List every line in this data where the string "React" occurs.

-- Start of Provided data --

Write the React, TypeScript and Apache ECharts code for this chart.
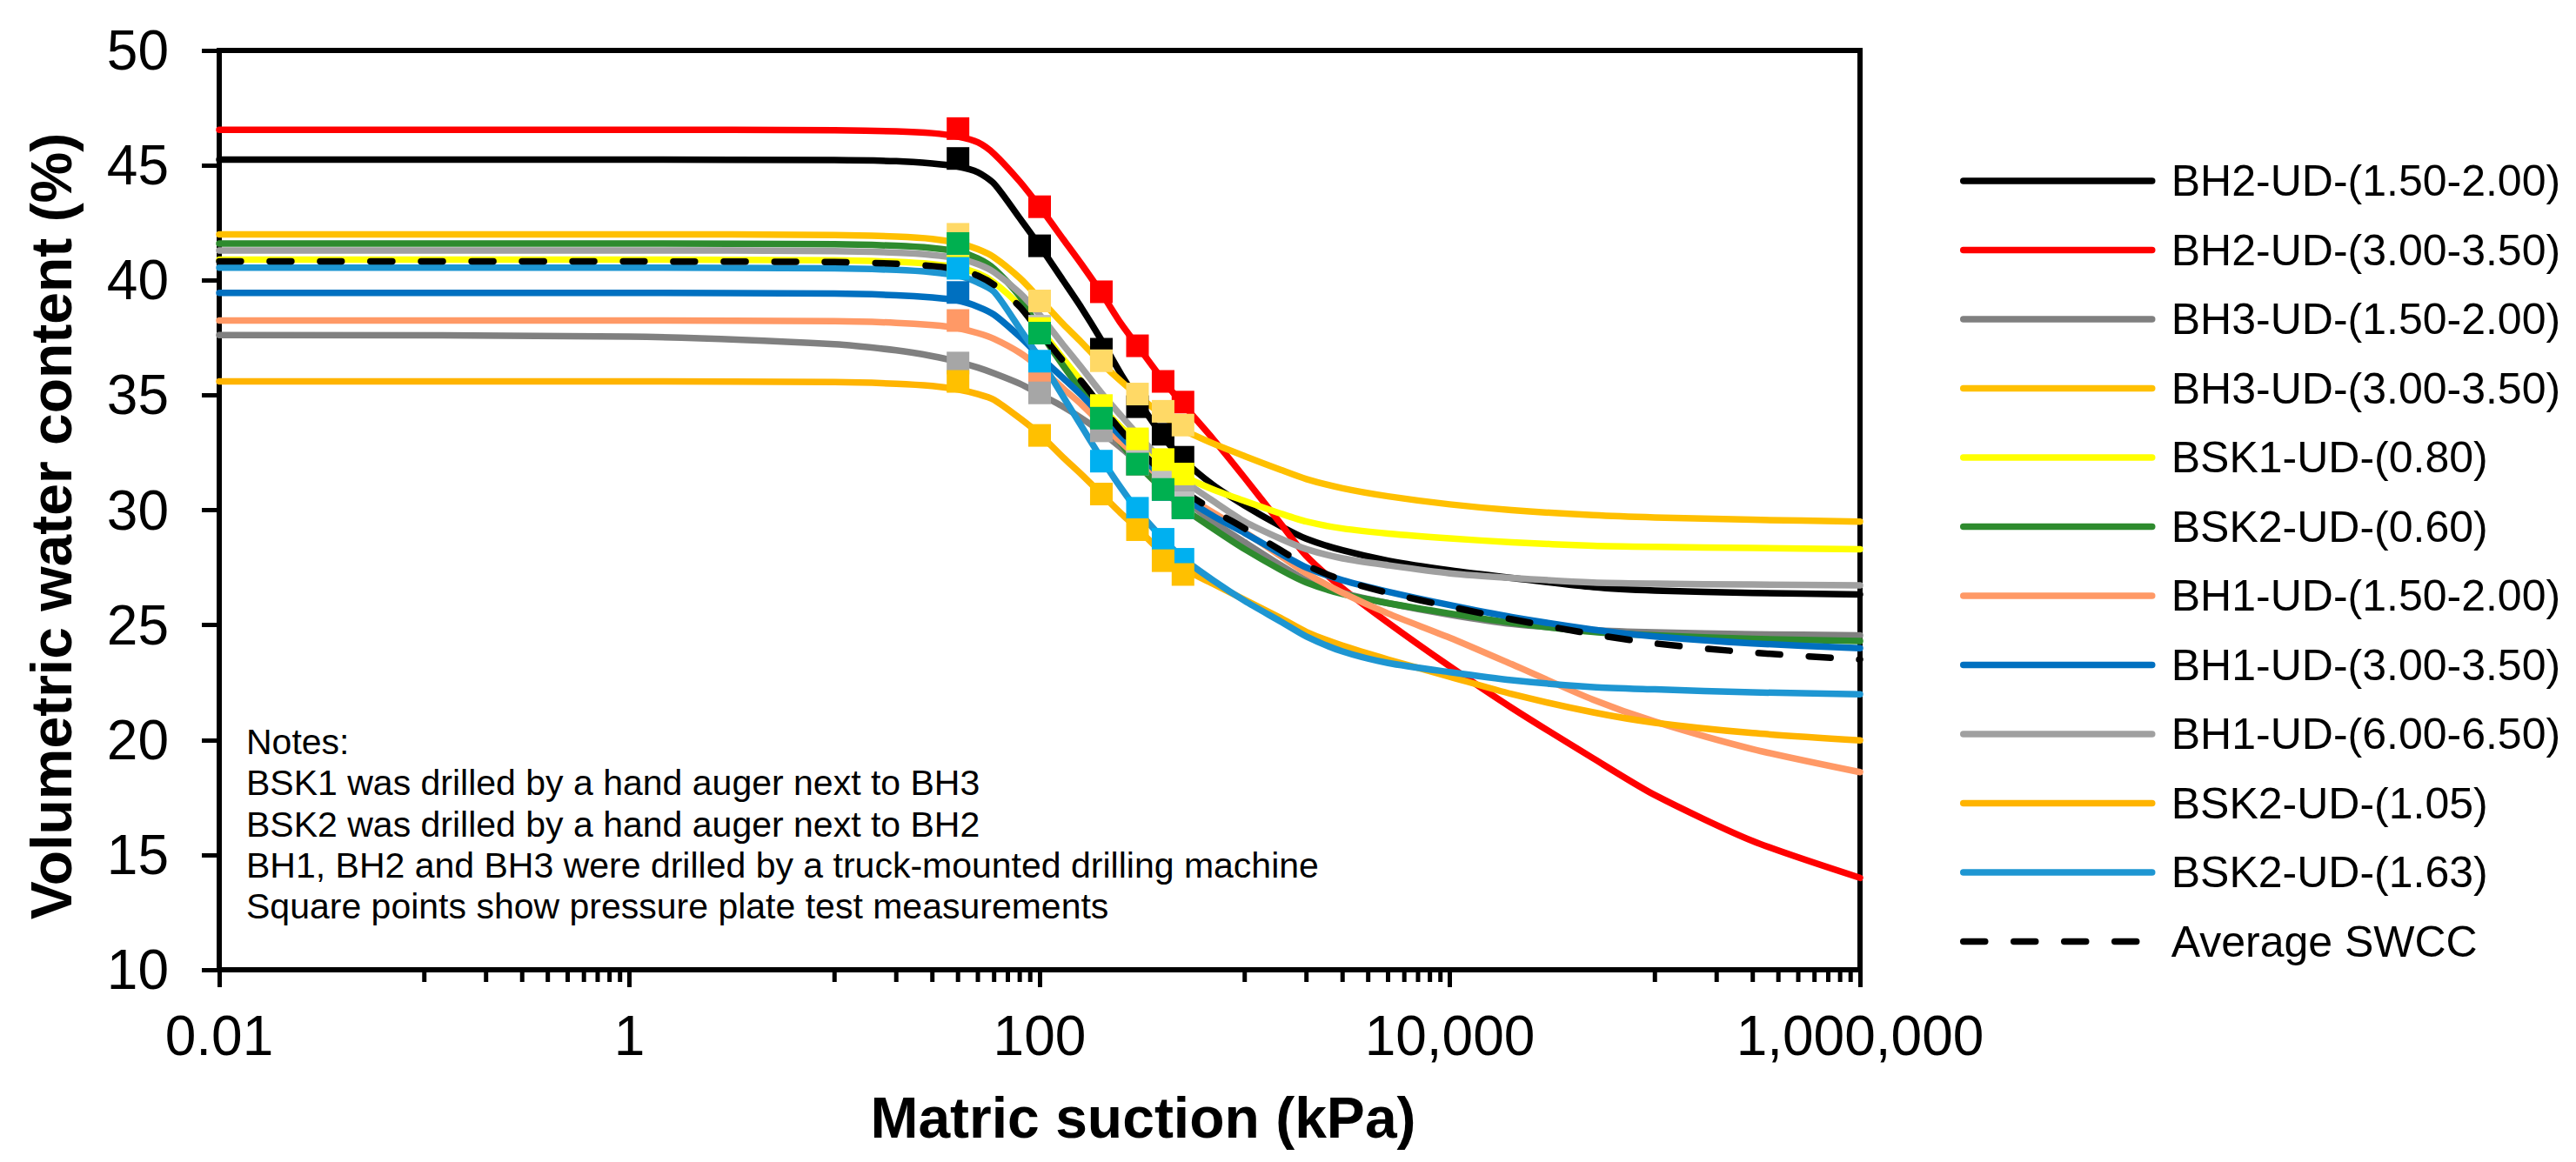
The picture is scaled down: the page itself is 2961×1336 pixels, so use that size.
import React, { useEffect, useRef } from 'react';
import * as echarts from 'echarts';

const FONT = '"Liberation Sans", Arial, Helvetica, sans-serif';

const SUCTION = [0.01, 1, 10, 20, 30, 40, 50, 60, 80, 100, 130, 160, 200, 250, 300, 400, 500, 700, 1000, 1500, 2000, 3000, 5000, 10000, 20000, 50000, 100000, 300000, 1000000];

// Fitted SWCC curves, volumetric water content (%)
const BH2_150 = [45.25, 45.25, 45.23, 45.18, 45.08, 44.95, 44.7, 44.2, 42.7, 41.5, 40.0, 38.8, 37.4, 35.9, 34.8, 33.2, 32.2, 31.1, 30.2, 29.3, 28.75, 28.25, 27.8, 27.38, 27.05, 26.65, 26.5, 26.4, 26.33];
const BH2_300 = [46.55, 46.55, 46.53, 46.48, 46.4, 46.25, 46.0, 45.5, 44.3, 43.2, 41.8, 40.7, 39.45, 38.1, 37.15, 35.65, 34.6, 33.1, 31.4, 29.4, 28.0, 26.6, 25.1, 23.2, 21.4, 19.2, 17.6, 15.6, 14.0];
const BH3_150 = [37.62, 37.55, 37.22, 36.95, 36.7, 36.45, 36.2, 35.95, 35.5, 35.05, 34.5, 34.0, 33.4, 32.7, 32.1, 31.2, 30.5, 29.5, 28.6, 27.6, 26.95, 26.4, 25.95, 25.45, 25.05, 24.78, 24.68, 24.6, 24.55];
const BH3_300 = [42.0, 42.0, 41.97, 41.9, 41.8, 41.62, 41.35, 41.0, 40.1, 39.2, 38.1, 37.3, 36.4, 35.6, 35.0, 34.1, 33.5, 32.9, 32.35, 31.75, 31.35, 30.95, 30.6, 30.25, 30.0, 29.78, 29.68, 29.58, 29.5];
const BSK1_080 = [40.9, 40.9, 40.87, 40.8, 40.7, 40.55, 40.3, 39.9, 38.9, 37.9, 36.6, 35.6, 34.5, 33.6, 33.0, 32.1, 31.5, 30.9, 30.4, 29.85, 29.5, 29.2, 28.98, 28.77, 28.6, 28.45, 28.4, 28.35, 28.3];
const BSK2_060 = [41.6, 41.6, 41.57, 41.5, 41.4, 41.25, 40.95, 40.5, 39.3, 37.8, 36.3, 35.2, 34.0, 32.9, 32.0, 30.9, 30.1, 29.2, 28.3, 27.4, 26.85, 26.35, 25.95, 25.5, 25.1, 24.7, 24.55, 24.4, 24.3];
const BH1_150 = [38.25, 38.25, 38.22, 38.15, 38.05, 37.92, 37.7, 37.45, 36.85, 36.2, 35.3, 34.6, 33.75, 32.95, 32.3, 31.35, 30.7, 29.9, 29.05, 28.0, 27.25, 26.4, 25.5, 24.45, 23.3, 21.75, 20.8, 19.6, 18.6];
const BH1_300 = [39.45, 39.45, 39.42, 39.35, 39.25, 39.12, 38.85, 38.5, 37.55, 36.7, 35.75, 35.0, 34.1, 33.2, 32.5, 31.4, 30.6, 29.75, 29.0, 28.1, 27.5, 26.95, 26.45, 25.87, 25.35, 24.8, 24.5, 24.2, 23.99];
const BH1_600 = [41.3, 41.3, 41.27, 41.2, 41.1, 40.95, 40.7, 40.35, 39.45, 38.5, 37.2, 36.2, 35.1, 34.1, 33.3, 32.1, 31.3, 30.4, 29.5, 28.75, 28.3, 27.9, 27.6, 27.25, 27.05, 26.85, 26.8, 26.76, 26.73];
const BSK2_105 = [35.6, 35.6, 35.57, 35.5, 35.4, 35.25, 35.05, 34.8, 34.0, 33.3, 32.3, 31.55, 30.7, 29.85, 29.2, 28.1, 27.45, 26.8, 26.1, 25.3, 24.7, 24.1, 23.5, 22.75, 22.0, 21.2, 20.75, 20.3, 19.98];
const BSK2_163 = [40.55, 40.55, 40.52, 40.45, 40.35, 40.2, 39.9, 39.5, 37.9, 36.6, 34.95, 33.65, 32.25, 30.95, 30.0, 28.75, 27.9, 26.95, 26.05, 25.15, 24.5, 23.85, 23.35, 22.95, 22.6, 22.3, 22.2, 22.07, 21.99];
const AVERAGE = [40.82, 40.82, 40.79, 40.72, 40.62, 40.48, 40.2, 39.8, 38.85, 37.75, 36.5, 35.6, 34.5, 33.45, 32.7, 31.6, 30.85, 30.0, 29.2, 28.25, 27.6, 26.95, 26.4, 25.8, 25.25, 24.6, 24.2, 23.8, 23.5];

// Pressure plate measurements
const PP_SUCTION = [40, 100, 200, 300, 400, 500];
const PP_BH2_150 = [45.3, 41.5, 37.0, 34.5, 33.3, 32.3];
const PP_BH2_300 = [46.6, 43.2, 39.5, 37.15, 35.6, 34.7];
const PP_BH3_150 = [36.4, 35.1, 33.45, 32.1, 31.2, 30.6];
const PP_BH3_300 = [42.0, 39.1, 36.5, 35.05, 34.3, 33.7];
const PP_BSK1_080 = [40.6, 37.9, 34.55, 33.1, 32.2, 31.57];
const PP_BSK2_060 = [41.6, 37.7, 34.0, 32.0, 30.9, 30.1];
const PP_BH1_150 = [38.25, 35.9, 33.9, 32.0, 31.0, 30.2];
const PP_BH1_300 = [39.47, 36.2, 34.0, 32.0, 30.9, 30.1];
const PP_BH1_600 = [41.3, 38.0, 34.3, 33.0, 31.4, 30.32];
const PP_BSK2_105 = [35.6, 33.25, 30.7, 29.15, 27.8, 27.2];
const PP_BSK2_163 = [40.52, 36.48, 32.13, 30.08, 28.73, 27.86];

const SERIES_NAMES = [
  'BH2-UD-(1.50-2.00)', 'BH2-UD-(3.00-3.50)', 'BH3-UD-(1.50-2.00)', 'BH3-UD-(3.00-3.50)',
  'BSK1-UD-(0.80)', 'BSK2-UD-(0.60)', 'BH1-UD-(1.50-2.00)', 'BH1-UD-(3.00-3.50)',
  'BH1-UD-(6.00-6.50)', 'BSK2-UD-(1.05)', 'BSK2-UD-(1.63)', 'Average SWCC',
];
const CURVES = [BH2_150, BH2_300, BH3_150, BH3_300, BSK1_080, BSK2_060, BH1_150, BH1_300, BH1_600, BSK2_105, BSK2_163, AVERAGE];
const LINE_COLORS = ['#000000', '#FF0000', '#808080', '#FFC000', '#FFFF00', '#2E8B2E', '#FF9966', '#0070C0', '#A0A0A0', '#FFB400', '#1E96D2', '#000000'];

// Marker series in drawing order (index into SERIES_NAMES)
const PP_ORDER = [0, 1, 7, 6, 2, 8, 3, 4, 5, 10, 9];
const PP_VALUES = [PP_BH2_150, PP_BH2_300, PP_BH3_150, PP_BH3_300, PP_BSK1_080, PP_BSK2_060, PP_BH1_150, PP_BH1_300, PP_BH1_600, PP_BSK2_105, PP_BSK2_163];
const PP_COLORS = ['#000000', '#FF0000', '#A6A6A6', '#FFD966', '#FFFF00', '#00B050', '#FF9966', '#0070C0', '#BFBFBF', '#FFC000', '#00B0F0'];

const X_TICK_VALUES = [0.01, 1, 100, 10000, 1000000];
const X_TICK_LABELS = ['0.01', '1', '100', '10,000', '1,000,000'];
const X_MINOR_TICKS = [
  0.1, 0.2, 0.3, 0.4, 0.5, 0.6, 0.7, 0.8, 0.9,
  10, 20, 30, 40, 50, 60, 70, 80, 90,
  1000, 2000, 3000, 4000, 5000, 6000, 7000, 8000, 9000,
  100000, 200000, 300000, 400000, 500000, 600000, 700000, 800000, 900000,
];

const NOTES = [
  'Notes:',
  'BSK1 was drilled by a hand auger next to BH3',
  'BSK2 was drilled by a hand auger next to BH2',
  'BH1, BH2 and BH3 were drilled by a truck-mounted drilling machine',
  'Square points show pressure plate test measurements',
];

function xLabel(v: number): string {
  let best = 0;
  let bestD = Infinity;
  for (let i = 0; i < X_TICK_VALUES.length; i++) {
    const d = Math.abs(Math.log10(v) - Math.log10(X_TICK_VALUES[i]));
    if (d < bestD) { bestD = d; best = i; }
  }
  return X_TICK_LABELS[best];
}

function textEl(text: string, x: number, y: number, size: number, bold: boolean, align: string, rotation = 0) {
  return {
    type: 'text',
    x, y, rotation,
    silent: true,
    style: {
      text,
      fill: '#000',
      fontSize: size,
      fontWeight: bold ? 'bold' : 'normal',
      fontFamily: FONT,
      align, verticalAlign: 'middle',
      textAlign: align, textVerticalAlign: 'middle',
    },
  };
}

export default function App() {
  const ref = useRef<HTMLDivElement>(null);

  useEffect(() => {
    if (!ref.current) return;
    const chart = echarts.init(ref.current, undefined, { renderer: 'svg' });

    const lineSeries = SERIES_NAMES.map((name, i) => ({
      type: 'line',
      name,
      data: SUCTION.map((s, j) => [s, CURVES[i][j]]),
      smooth: 0.25,
      symbol: 'none',
      showSymbol: false,
      silent: true,
      z: 2,
      lineStyle: {
        color: LINE_COLORS[i],
        width: 7.5,
        cap: 'round',
        join: 'round',
        type: i === 11 ? [25, 33] : 'solid',
      },
      itemStyle: { color: LINE_COLORS[i] },
    }));

    const markerSeries = PP_ORDER.map((k) => ({
      type: 'scatter',
      name: 'pp-' + SERIES_NAMES[k],
      data: PP_SUCTION.map((s, j) => [s, PP_VALUES[k][j]]),
      symbol: 'rect',
      symbolSize: 26,
      silent: true,
      z: 3,
      itemStyle: { color: PP_COLORS[k], opacity: 1, borderWidth: 0 },
    }));

    const minorTickSeries = {
      type: 'custom',
      name: 'minor-ticks',
      silent: true,
      clip: false,
      z: 5,
      data: X_MINOR_TICKS.map((v) => [v, 10]),
      renderItem: (_params: any, api: any) => {
        const p = api.coord([api.value(0), api.value(1)]);
        return {
          type: 'line',
          shape: { x1: p[0], y1: p[1], x2: p[0], y2: p[1] + 14 },
          style: { stroke: '#000', lineWidth: 5 },
        };
      },
    };

    const graphic: any[] = [
      textEl('Volumetric water content (%)', 51, 597, 66, true, 'center', Math.PI / 2),
      textEl('Matric suction (kPa)', 1306, 1277, 66, true, 'center'),
    ];
    NOTES.forEach((t, i) => {
      graphic.push(textEl(t, 275, 845 + i * 47.3, 41, false, 'left'));
    });

    const option: any = {
      animation: false,
      backgroundColor: '#ffffff',
      grid: {
        left: 244, top: 50, width: 1886, height: 1057,
        show: true, borderColor: '#000', borderWidth: 6,
        backgroundColor: 'transparent',
        containLabel: false,
      },
      xAxis: {
        type: 'log',
        logBase: 100,
        min: 0.01,
        max: 1000000,
        axisLine: { show: true, onZero: false, lineStyle: { color: '#000', width: 6 } },
        axisTick: { show: true, length: 20, lineStyle: { color: '#000', width: 5 } },
        minorTick: { show: false },
        splitLine: { show: false },
        minorSplitLine: { show: false },
        axisLabel: {
          show: true, color: '#000', fontSize: 64, fontFamily: FONT, margin: 44,
          showMinLabel: true, showMaxLabel: true, hideOverlap: false,
          formatter: (v: number) => xLabel(v),
        },
      },
      yAxis: {
        type: 'value',
        min: 10, max: 50, interval: 5,
        axisLine: { show: true, onZero: false, lineStyle: { color: '#000', width: 6 } },
        axisTick: { show: true, length: 20, lineStyle: { color: '#000', width: 5 } },
        splitLine: { show: false },
        axisLabel: {
          show: true, color: '#000', fontSize: 64, fontFamily: FONT, margin: 58,
          showMinLabel: true, showMaxLabel: true,
        },
      },
      legend: {
        show: true,
        data: SERIES_NAMES,
        orient: 'vertical',
        left: 2245,
        top: 175,
        padding: 0,
        itemWidth: 217,
        itemHeight: 14,
        itemGap: 29.5,
        selectedMode: false,
        itemStyle: { opacity: 0 },
        lineStyle: { width: 7.5, cap: 'round' },
        textStyle: { color: '#000', fontSize: 50, fontFamily: FONT, lineHeight: 50, padding: [0, 0, 0, 17] },
      },
      tooltip: { show: false },
      graphic,
      series: [...lineSeries, ...markerSeries, minorTickSeries],
    };

    chart.setOption(option);
    return () => chart.dispose();
  }, []);

  return (
    <div
      ref={ref}
      style={{ position: 'fixed', left: 0, top: 0, width: 2961, height: 1336, background: '#ffffff' }}
    />
  );
}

-- End of Provided data --

Task solution |
Write the React, TypeScript and Apache ECharts code for this chart.
import React, { useEffect, useRef } from 'react';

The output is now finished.